The law, was championed by far-sighted Southern lawmakers in 1878. They had experienced a fifteen year military occupation by the US Army in post-Civil War law enforcement. They understood the heel of a jackboot.
In a nutshell, this act bans the Army, Navy, Air Force and Marines from participating in arrests, searches, seizure of evidence and other police-type activity on U.S. soil. The Coast Guard and National Guard troops under the control of state governors are excluded from the act.
Deputy Defense Secretary Paul Wolfowitz, testifying in October before the Senate Armed Services Committee, agreed that it might be desirable to give federal troops more of a role in domestic policing to prevent terrorism. "In certain cases we can do more than anyone else in the country because of the special capabilities that we have,'' he said.
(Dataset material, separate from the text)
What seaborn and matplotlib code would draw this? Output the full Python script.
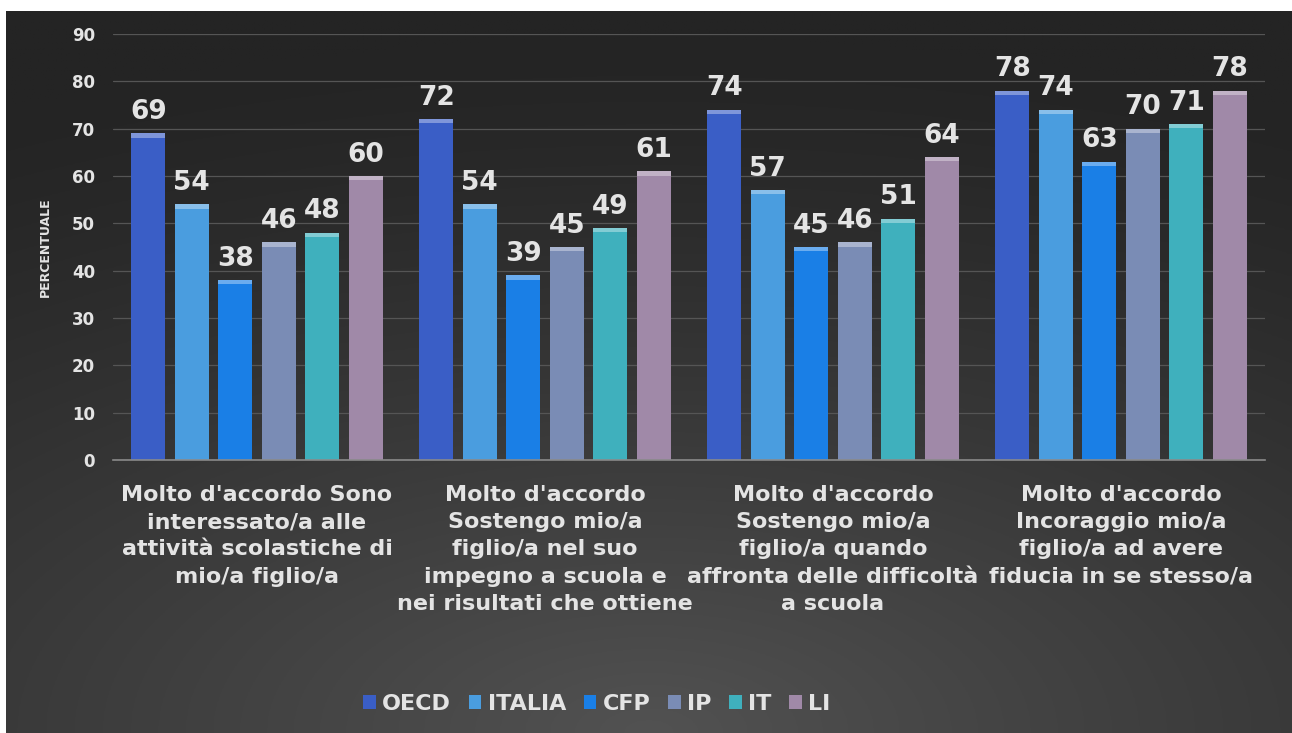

Dennis Corrigan, a retired colonel who taught the law at the Army's Judge Advocate General's school, says legislators should resist the urge to change it. The military isn't trained to be a police force, he says, so it should stick to the skills for which it is trained: surveillance, information gathering, logistical support. All of these activities are allowable under Posse Comitatus...
http://www.dojgov.net/posse_comitatus_act.htm
I had to miss some of the Homeland Security briefing.
Has the LA Governor done anything to permit the military to operate in a law enforcement capacity in New Orleans?